Represent Your Client Adequately

The mission and vision of the Alabama Real Estate Commission is to "protect the public through the licensing & regulating of Real Estate licensees and insure public confidence in real estate transactions".  But, this is not the case when it comes to community associations and the hazards buyers face when purchasing. 


Many properties are subject to Community Covenants and Restrictions (CCR 's). CCR's are recorded at the respective county seat and are private agreements establishing a compulsory legal obligation for the owner over their property and common area.  They cover (but are not limited to) such things as permitted use of property (per the CCR's), repair, modification, dues, debt and much more. For instance, an association may attempt to regulate parking on a city owned street though they have no jurisdiction over non-owned property.  The only jurisdiction an association generally has is over common property and within the lot lines of an owners property within the boundaries of the association.  A lot generally stops just inside the front sidewalk, where present. CCR's often conflict with local, state and federal law so it is important for you, as the licensee, to know the difference and adequately represent your client. Of course, there can be grey areas and it can be as simple as saying, "I don't know", and encouraging them to seek counsel. Document. Document. Document! 

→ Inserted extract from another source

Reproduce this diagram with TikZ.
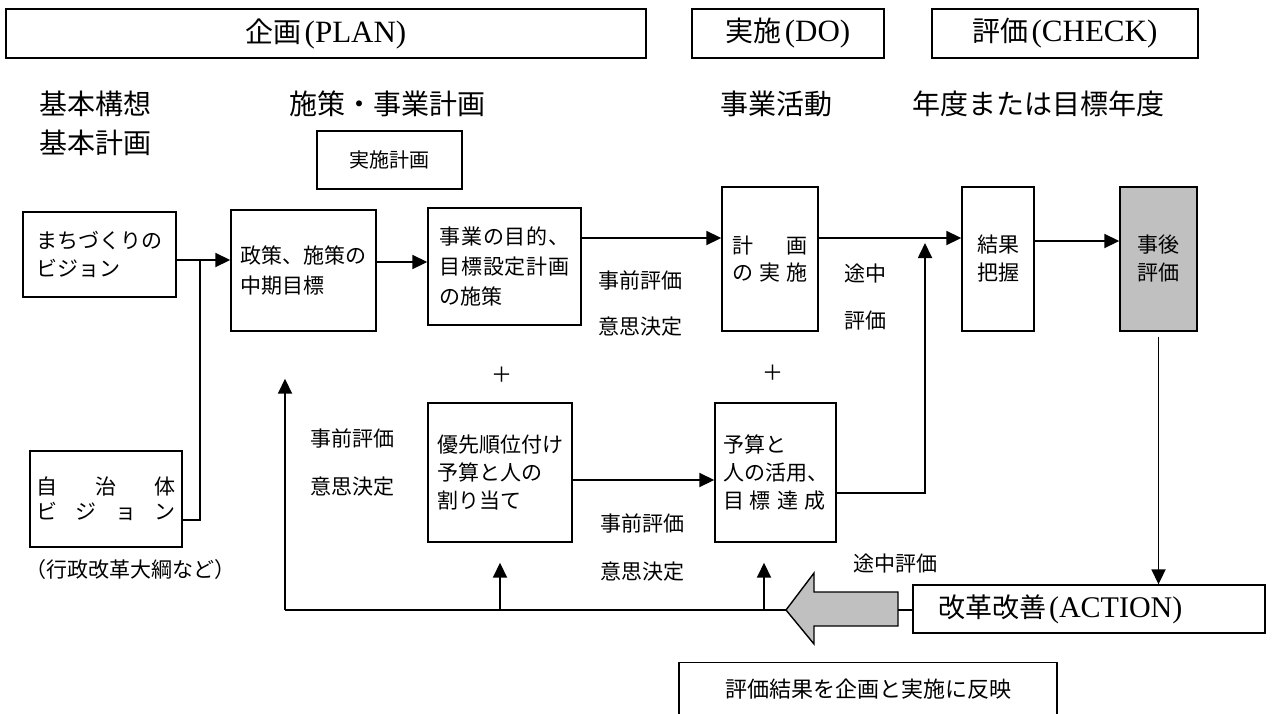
\documentclass[tikz,border=0pt]{standalone}
\usepackage{fontspec}
\setmainfont{Liberation Serif}
\newfontfamily\jp{Noto Sans CJK JP}
\usetikzlibrary{arrows.meta}
\definecolor{boxgray}{HTML}{C0C0C0}

\begin{document}
\begin{tikzpicture}[x=0.5pt,y=-0.5pt,
  box/.style={draw,line width=0.7pt,inner sep=0pt,align=left,font=\jp\fontsize{10.5}{14}\selectfont},
  title/.style={draw,line width=0.7pt,inner sep=0pt,minimum height=24.5pt,font=\jp\fontsize{14}{16}\selectfont},
  head/.style={anchor=west,inner sep=0pt,font=\jp\fontsize{14}{18}\selectfont},
  lbl/.style={inner sep=0pt,font=\jp\fontsize{10.5}{14}\selectfont},
  arr/.style={line width=0.9pt,-{Triangle[length=7.5pt,width=7pt]}},
  ln/.style={line width=0.8pt}]

\useasboundingbox (0,0) rectangle (1272,713);

% PDCA titles
\node[title,minimum width=320pt] (plan) at (326,33.5) {企画{\rmfamily\fontsize{15.5}{16}\selectfont\hspace{1.5pt}(PLAN)\hspace{1.5pt}}};
\node[title,minimum width=96pt] (do) at (788,33.5) {実施{\rmfamily\fontsize{15.5}{16}\selectfont\hspace{1.5pt}(DO)\hspace{3pt}}};
\node[title,minimum width=133pt] (check) at (1065,33.5) {評価{\rmfamily\fontsize{15.5}{16}\selectfont\hspace{1.5pt}(CHECK)\hspace{3pt}}};

\node[head] (h1) at (39,104) {基本構想};
\node[head] (h2) at (39,143) {基本計画};
\node[head] (h3) at (289,104) {施策・事業計画};
\node[head] (h4) at (720,104) {事業活動};
\node[head] (h5) at (912,104) {年度または目標年度};
\node[box,align=center,minimum width=72.5pt,minimum height=29pt,font=\jp\fontsize{10}{12}\selectfont] (jk) at (389.5,160) {実施計画};

% upper row
\node[box,minimum width=76.5pt,minimum height=42.5pt] (vision) at (99.5,254.5) {まちづくりの\\ビジョン};
\node[box,minimum width=72.5pt,minimum height=60.5pt,font=\jp\fontsize{10.5}{15}\selectfont] (policy) at (303.5,270.5) {政策、施策の\\中期目標};
\node[box,minimum width=76.5pt,minimum height=58.5pt,font=\jp\fontsize{10.5}{15}\selectfont] (purpose) at (504.5,266.5)
  {\makebox[65pt][s]{事\hfil 業\hfil の\hfil 目\hfil 的\hfil 、}\\\makebox[65pt][s]{目\hfil 標\hfil 設\hfil 定\hfil 計\hfil 画}\\の施策};
\node[box,minimum width=48pt,minimum height=72pt,font=\jp\fontsize{10.5}{13.5}\selectfont] (exec) at (770,259)
  {\makebox[37.5pt][s]{計\hfil 画}\\\makebox[37.5pt][s]{の\hfil 実\hfil 施}};
\node[box,align=center,minimum width=36pt,minimum height=72pt] (result) at (998,259) {結果\\把握};
\node[box,align=center,fill=boxgray,minimum width=38.5pt,minimum height=72pt] (post) at (1158.5,259) {事後\\評価};

% lower row
\node[box,minimum width=72pt,minimum height=69.5pt] (prio) at (500,472.5) {優先順位付け\\予算と人の\\割り当て};
\node[box,minimum width=60.5pt,minimum height=69.5pt] (budget) at (775.5,472.5)
  {予算と\\人の活用、\\\makebox[51pt][s]{目\hfil 標\hfil 達\hfil 成}};
\node[box,minimum width=76pt,minimum height=48pt,font=\jp\fontsize{10.5}{12.5}\selectfont] (local) at (106,499)
  {\makebox[70pt][s]{自\hfil 治\hfil 体}\\\makebox[70pt][s]{ビ\hfil ジ\hfil ョ\hfil ン}};
\node[lbl,anchor=west] (gyosei) at (25,570) {（行政改革大綱など）};

\node[box,text width=151pt,inner xsep=12.5pt,minimum height=24pt,font=\jp\fontsize{13.5}{16}\selectfont] (action) at (1089,609) {改革改善{\rmfamily\fontsize{15}{16}\selectfont\hspace{1.5pt}(ACTION)}};
\node[draw,line width=0.7pt,anchor=north,inner sep=0pt,minimum width=189pt,text height=17.2pt,text depth=16.8pt,font=\jp\fontsize{11}{13}\selectfont] (reflect) at (868,662) {評価結果を企画と実施に反映};

% labels
\node[lbl] (pe1) at (640.5,280) {事前評価};
\node[lbl] (dm1) at (640.5,327) {意思決定};
\node[lbl] (mid1) at (865,274) {途中};
\node[lbl] (mid2) at (865,321) {評価};
\node[lbl] (plus1) at (502,375) {＋};
\node[lbl] (plus2) at (773,373) {＋};
\node[lbl] (pe2) at (352,438) {事前評価};
\node[lbl] (dm2) at (352,487) {意思決定};
\node[lbl] (pe3) at (642.5,523) {事前評価};
\node[lbl] (dm3) at (642.5,572) {意思決定};
\node[lbl] (mid3) at (895,563) {途中評価};

% flow
\coordinate (j1) at (200,260);
\coordinate (j2) at (200,520);
\draw[arr] (vision.east |- j1) -- (policy.west |- j1);
\draw[ln] (local.east |- j2) -- (j2) -- (j1);

\coordinate (p1) at ([yshift=4.25pt]policy.east);
\draw[arr] (p1) -- (p1 -| purpose.west);
\coordinate (p2) at ([yshift=14.25pt]purpose.east);
\draw[arr] (p2) -- (p2 -| exec.west);
\coordinate (p3) at ([yshift=10.5pt]exec.east);
\draw[arr] (p3) -- (p3 -| result.west);
\coordinate (p4) at ([yshift=9pt]result.east);
\draw[arr] (p4) -- (p4 -| post.west);
\draw[arr,shorten <=2.5pt] (post.south) -- (post.south |- action.north);

\coordinate (p5) at ([yshift=-3.75pt]prio.east);
\draw[arr] (p5) -- (p5 -| budget.west);
\coordinate (bo) at ([yshift=-10.25pt]budget.east);
\coordinate (m1) at (925,243);
\draw[arr] (bo) -| (m1);

% feedback
\coordinate (fbtip) at (786,610);
\coordinate (fbtail) at (898,610);
\coordinate (c1) at (285,610);
\coordinate (bs) at ([xshift=-5.75pt]budget.south);
\filldraw[fill=boxgray,line width=0.7pt] (fbtip) -- (814,573) -- (814,592) -- (898,592) -- (898,626) -- (814,626) -- (814,644) -- cycle;
\draw[ln] (action.west |- fbtail) -- (fbtail);
\draw[ln] (fbtip) -- (c1);
\draw[arr,shorten >=23.5pt] (c1) -- (c1 |- policy.south);
\draw[arr,shorten >=10pt] (prio.south |- c1) -- (prio.south);
\draw[arr,shorten >=10pt] (bs |- c1) -- (bs);
\end{tikzpicture}
\end{document}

Just because you did not know there was an active association, or the existence of such documents that could result in a future assessment of dues and enforcement of covenants, does not relieve you from your obligation to appropriately advise a Buyer or for the purchaser to follow them. Beware: Although the MLS listing may reflect a no, indicated as “N” in the association field, one may be formed in the future if the nonprofit association was appropriately filed in advance of the property sale. This is easily checked with the Secretary of State.  Some communities have active Homeowners Associations and, as previously mentioned, others may have had the appropriate documents filed creating the option to establish an Association subsequent to purchase or after completion of any number of homes in the community. 


Just because something is stated in the CCR's it doesn't necessarily make it LEGAL OR ENFORSABLE. When in doubt, consult an EXPERIANCED community association attorney.  


Realtors® are a licensed professional and are held to a higher standard. Don’t wait on your Board or MLS to provide training. Mitigate risk yourself; serve your clients. 

Insist that your Board and MLS provide adequate training, forms, and other tools to serve you as a member. They represent you!